2. **Suggested runtime for Action movies is between 85 and 125 minutes.** There is no distinct difference in the mean runtime between movies that are rated as 'Good', 'Average', or 'Bad', but if Microsoft Movie Studios is looking for a target runtime range, within 85 and 125 minutes for Action movies is ideal; to be even more specific, a runtime of 100 minutes would be a solid target length (such information comes from the runtime distribution of 'Good' Action movies). It is more difficult to give a suggestion for Adventure movies as the distributions for 'Good', 'Average', and 'Bad' movie lengths are all quite similar. Nevertheless, in regard to Action movies, aiming within the specified range maximizes the likelihood of audience approval.


3. **Directors to target are Sam Mendes, Michael Bay, Lee Unkrich, Pierre Coffin, Anthony Russo, and Christopher Nolan**: While there are many successful directors in the film industry, the listed directors have shown to surpass the standard when it comes to the revenue that their movies produce. Not only have these individuals directed some of the most successful movies in the datasets, but they have also exhibited continuous success throughout their careers, making them reliable in regard to bringing in revenue. The ideal directors for Action movies are Sam Mendes, Michael Bay, and Anthony Russo, and the ideal directors for Adventure movies are Lee Unkrich and Pierre Coffin. The director that has experience in both genres is Christopher Nolan.
   

4. **Actors to target are Sandra Bullock, Javier Bardem, and Chris Evans**: Similar to the directors presented above, these actors have appeared in the most successful movies from this dataset. Even more so, they have been consistently cast in successful movies throughout the years 2010-2018. Therefore, including such actors in Microsoft films will likely bring in high revenue as well as positive reviews from the audience. In terms of specific genres, Chris Evans and Javier Bardem are both known for Action movies, while Sandra Bullock has experience in both Action and Adventure movies. 


### Limitations

While these suggestions come from thorough data analysis, there are limitations to this project:

1. **Generalized genres**: Although it may not seem like a surprise that Adventure and Action were observed to be the most successful genres, it is important to note that the genre of each movie in the dataset was generalized. In other words, many movies had multiple genres listed, but for the sake of analysis, one genre had to become the primary genre. To do so, I took the first genre listed and made it the primary genre for a given movie. Moreover, when a movie had multiple genres, they were listed in alphabetical order making Adventure and Action often come first and serve as the primary genre. While this may seem like a significant issue, I support this decision for two reasons. First, when looking at the number of movies per genre after assigning each movie a primary genre, Action and Adventure do not hold monopolies over the dataset. In fact, neither genre is in the top three genres with the most movies. Second, I believe that Adventure and Action do tend to be overarching genres meaning that even if a movie is listed as Action and Drama or Adventure and Comedy, the movie can safely be categorized as Action and Adventure, respectively.
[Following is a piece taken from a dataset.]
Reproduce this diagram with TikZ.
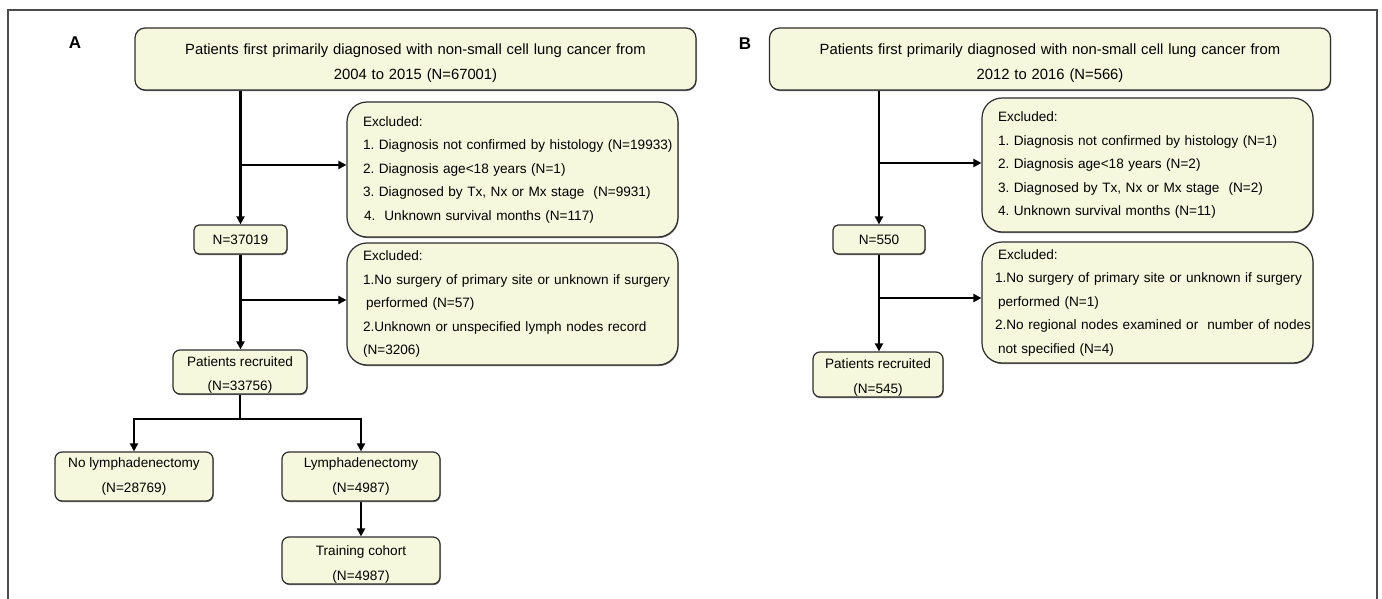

2. **Recency of data**: As mentioned, much of the data from this analysis comes from 2010 - 2018. Therefore, this project lacks information from the past four years. However, I do not believe that this weakens my project because two out of the last four years were largely impacted by COVID-19. In other words, the field of movie production in 2020 and 2021 was not an accurate representation of how movies will be made in the upcoming years. While COVID-19 has made irreversible changes to our world, I think that future movie production is more likely to resemble how it was pre-COVID than how it was _during_ COVID.

### Further Questions

1. What is the best way of advertising a movie?
2. How do we bring in the suggested directors and actors?
3. Is it better to release a movie on streaming platforms (ex: Netflix, Hulu, HBO Max) or in theaters? Which streaming platform would be best?